┌──

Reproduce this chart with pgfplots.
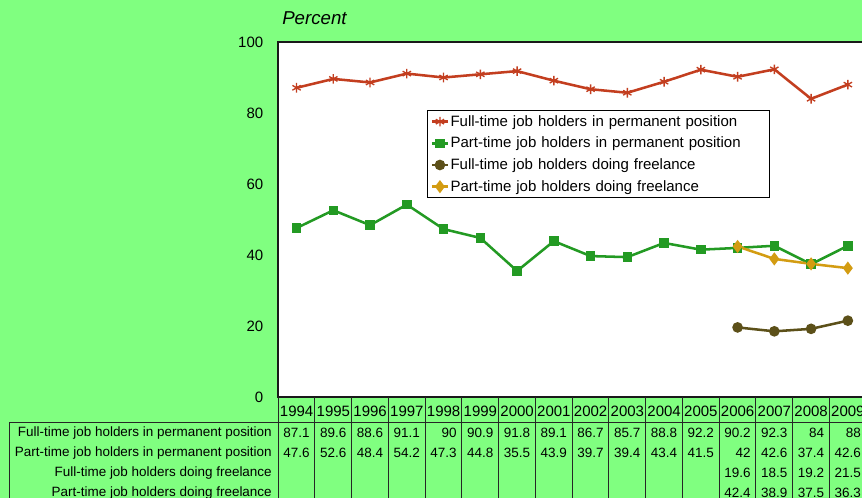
\documentclass[border=0pt]{standalone}
\usepackage{pgfplots}
\pgfplotsset{compat=1.18}
\usepackage{fontspec}
\setmainfont{Liberation Sans}

\definecolor{bg}{HTML}{80FF80}
\definecolor{cRed}{HTML}{C33E1F}
\definecolor{cGreen}{HTML}{239A23}
\definecolor{cOlive}{HTML}{5C5019}
\definecolor{cOrange}{HTML}{D39C12}

\newcommand{\tabfont}{\fontsize{10.1}{12}\selectfont}
\newcommand{\bigfont}{\fontsize{11.25}{13}\selectfont}

\begin{document}
\begin{tikzpicture}[x=0.75pt,y=-0.75pt]
\fill[bg] (0,0) rectangle (870,500);

\begin{axis}[
    at={(208.65pt,-297.75pt)}, anchor=south west,
    width=441pt, height=266.25pt, scale only axis,
    xmin=-0.5, xmax=15.5, ymin=0, ymax=100,
    xtick=\empty,
    ytick={0,20,...,100},
    major tick length=0pt,
    axis background/.style={fill=white},
    axis line style={line width=1.6pt, black!90},
    /pgf/number format/assume math mode=true,
    yticklabel style={font=\bigfont, inner sep=0pt, xshift=-11pt},
    legend style={at={(0.253,0.808)}, anchor=north west, draw=black,
        line width=0.6pt, font=\bigfont, row sep=4.6pt, inner sep=2.5pt,
        nodes={inner sep=1pt},
        /tikz/every even column/.append style={text width=236pt}},
    legend cell align=left,
    legend image code/.code={%
        \draw[mark repeat=2,mark phase=2] plot coordinates {(0cm,0cm) (0.21cm,0cm) (0.42cm,0cm)};},
    every axis plot/.append style={line width=1.9pt},
]
\addplot[color=cRed, mark=asterisk, mark size=3.6pt, mark options={line width=1pt}] coordinates {
  (0,87.1) (1,89.6) (2,88.6) (3,91.1) (4,90) (5,90.9) (6,91.8) (7,89.1)
  (8,86.7) (9,85.7) (10,88.8) (11,92.2) (12,90.2) (13,92.3) (14,84) (15,88)};
\addlegendentry{Full-time job holders in permanent position}
\addplot[color=cGreen, mark=square*, mark size=2.6pt] coordinates {
  (0,47.6) (1,52.6) (2,48.4) (3,54.2) (4,47.3) (5,44.8) (6,35.5) (7,43.9)
  (8,39.7) (9,39.4) (10,43.4) (11,41.5) (12,42) (13,42.6) (14,37.4) (15,42.6)};
\addlegendentry{Part-time job holders in permanent position}
\addplot[color=cOlive, mark=*, mark size=3pt] coordinates {
  (12,19.6) (13,18.5) (14,19.2) (15,21.5)};
\addlegendentry{Full-time job holders doing freelance}
\addplot[color=cOrange, mark=diamond*, mark size=3.4pt] coordinates {
  (12,42.4) (13,38.9) (14,37.5) (15,36.3)};
\addlegendentry{Part-time job holders doing freelance}
\end{axis}

\node[anchor=base west, inner sep=0pt, font=\fontsize{14}{16}\selectfont\itshape] at (282,25) {Percent};

% data table below the plot
\draw[black!85, line width=0.75pt] (9.3,500) -- (9.3,422.7) -- (870,422.7);
\foreach \i in {0,...,16} {
  \draw[black!85, line width=0.75pt] ({278.2+36.75*\i},397) -- ({278.2+36.75*\i},500);
}
\foreach \y [count=\i from 0] in {1994,1995,1996,1997,1998,1999,2000,2001,2002,2003,2004,2005,2006,2007,2008,2009} {
  \node[inner sep=0pt, font=\bigfont] at ({278.2+36.75*\i+18.4},411.5) {\y};
}
\node[anchor=east, inner sep=0pt, font=\tabfont] at (272,432.7) {Full-time job holders in permanent position};
\node[anchor=east, inner sep=0pt, font=\tabfont] at (272,452.7) {Part-time job holders in permanent position};
\node[anchor=east, inner sep=0pt, font=\tabfont] at (272,472.7) {Full-time job holders doing freelance};
\node[anchor=east, inner sep=0pt, font=\tabfont] at (272,492.7) {Part-time job holders doing freelance};
\foreach \v [count=\i from 1] in {87.1,89.6,88.6,91.1,90,90.9,91.8,89.1,86.7,85.7,88.8,92.2,90.2,92.3,84,88} {
  \node[anchor=east, inner sep=0pt, font=\tabfont] at ({278.2+36.75*\i-5},432.7) {\v};
}
\foreach \v [count=\i from 1] in {47.6,52.6,48.4,54.2,47.3,44.8,35.5,43.9,39.7,39.4,43.4,41.5,42,42.6,37.4,42.6} {
  \node[anchor=east, inner sep=0pt, font=\tabfont] at ({278.2+36.75*\i-5},452.7) {\v};
}
\foreach \v [count=\i from 13] in {19.6,18.5,19.2,21.5} {
  \node[anchor=east, inner sep=0pt, font=\tabfont] at ({278.2+36.75*\i-5},472.7) {\v};
}
\foreach \v [count=\i from 13] in {42.4,38.9,37.5,36.3} {
  \node[anchor=east, inner sep=0pt, font=\tabfont] at ({278.2+36.75*\i-5},492.7) {\v};
}

\pgfresetboundingbox
\path[use as bounding box] (0,0) rectangle (862,498);
\end{tikzpicture}
\end{document}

└──

- **GOAL**
Omit the pictures, then quote the rest of the material above exactly.

- **SOLUTION TO THIS EXERCISE**
Reproduce this chart with pgfplots.
\documentclass[border=0pt]{standalone}
\usepackage{pgfplots}
\pgfplotsset{compat=1.18}
\usepackage{fontspec}
\setmainfont{Liberation Sans}

\definecolor{bg}{HTML}{80FF80}
\definecolor{cRed}{HTML}{C33E1F}
\definecolor{cGreen}{HTML}{239A23}
\definecolor{cOlive}{HTML}{5C5019}
\definecolor{cOrange}{HTML}{D39C12}

\newcommand{\tabfont}{\fontsize{10.1}{12}\selectfont}
\newcommand{\bigfont}{\fontsize{11.25}{13}\selectfont}

\begin{document}
\begin{tikzpicture}[x=0.75pt,y=-0.75pt]
\fill[bg] (0,0) rectangle (870,500);

\begin{axis}[
    at={(208.65pt,-297.75pt)}, anchor=south west,
    width=441pt, height=266.25pt, scale only axis,
    xmin=-0.5, xmax=15.5, ymin=0, ymax=100,
    xtick=\empty,
    ytick={0,20,...,100},
    major tick length=0pt,
    axis background/.style={fill=white},
    axis line style={line width=1.6pt, black!90},
    /pgf/number format/assume math mode=true,
    yticklabel style={font=\bigfont, inner sep=0pt, xshift=-11pt},
    legend style={at={(0.253,0.808)}, anchor=north west, draw=black,
        line width=0.6pt, font=\bigfont, row sep=4.6pt, inner sep=2.5pt,
        nodes={inner sep=1pt},
        /tikz/every even column/.append style={text width=236pt}},
    legend cell align=left,
    legend image code/.code={%
        \draw[mark repeat=2,mark phase=2] plot coordinates {(0cm,0cm) (0.21cm,0cm) (0.42cm,0cm)};},
    every axis plot/.append style={line width=1.9pt},
]
\addplot[color=cRed, mark=asterisk, mark size=3.6pt, mark options={line width=1pt}] coordinates {
  (0,87.1) (1,89.6) (2,88.6) (3,91.1) (4,90) (5,90.9) (6,91.8) (7,89.1)
  (8,86.7) (9,85.7) (10,88.8) (11,92.2) (12,90.2) (13,92.3) (14,84) (15,88)};
\addlegendentry{Full-time job holders in permanent position}
\addplot[color=cGreen, mark=square*, mark size=2.6pt] coordinates {
  (0,47.6) (1,52.6) (2,48.4) (3,54.2) (4,47.3) (5,44.8) (6,35.5) (7,43.9)
  (8,39.7) (9,39.4) (10,43.4) (11,41.5) (12,42) (13,42.6) (14,37.4) (15,42.6)};
\addlegendentry{Part-time job holders in permanent position}
\addplot[color=cOlive, mark=*, mark size=3pt] coordinates {
  (12,19.6) (13,18.5) (14,19.2) (15,21.5)};
\addlegendentry{Full-time job holders doing freelance}
\addplot[color=cOrange, mark=diamond*, mark size=3.4pt] coordinates {
  (12,42.4) (13,38.9) (14,37.5) (15,36.3)};
\addlegendentry{Part-time job holders doing freelance}
\end{axis}

\node[anchor=base west, inner sep=0pt, font=\fontsize{14}{16}\selectfont\itshape] at (282,25) {Percent};

% data table below the plot
\draw[black!85, line width=0.75pt] (9.3,500) -- (9.3,422.7) -- (870,422.7);
\foreach \i in {0,...,16} {
  \draw[black!85, line width=0.75pt] ({278.2+36.75*\i},397) -- ({278.2+36.75*\i},500);
}
\foreach \y [count=\i from 0] in {1994,1995,1996,1997,1998,1999,2000,2001,2002,2003,2004,2005,2006,2007,2008,2009} {
  \node[inner sep=0pt, font=\bigfont] at ({278.2+36.75*\i+18.4},411.5) {\y};
}
\node[anchor=east, inner sep=0pt, font=\tabfont] at (272,432.7) {Full-time job holders in permanent position};
\node[anchor=east, inner sep=0pt, font=\tabfont] at (272,452.7) {Part-time job holders in permanent position};
\node[anchor=east, inner sep=0pt, font=\tabfont] at (272,472.7) {Full-time job holders doing freelance};
\node[anchor=east, inner sep=0pt, font=\tabfont] at (272,492.7) {Part-time job holders doing freelance};
\foreach \v [count=\i from 1] in {87.1,89.6,88.6,91.1,90,90.9,91.8,89.1,86.7,85.7,88.8,92.2,90.2,92.3,84,88} {
  \node[anchor=east, inner sep=0pt, font=\tabfont] at ({278.2+36.75*\i-5},432.7) {\v};
}
\foreach \v [count=\i from 1] in {47.6,52.6,48.4,54.2,47.3,44.8,35.5,43.9,39.7,39.4,43.4,41.5,42,42.6,37.4,42.6} {
  \node[anchor=east, inner sep=0pt, font=\tabfont] at ({278.2+36.75*\i-5},452.7) {\v};
}
\foreach \v [count=\i from 13] in {19.6,18.5,19.2,21.5} {
  \node[anchor=east, inner sep=0pt, font=\tabfont] at ({278.2+36.75*\i-5},472.7) {\v};
}
\foreach \v [count=\i from 13] in {42.4,38.9,37.5,36.3} {
  \node[anchor=east, inner sep=0pt, font=\tabfont] at ({278.2+36.75*\i-5},492.7) {\v};
}

\pgfresetboundingbox
\path[use as bounding box] (0,0) rectangle (862,498);
\end{tikzpicture}
\end{document}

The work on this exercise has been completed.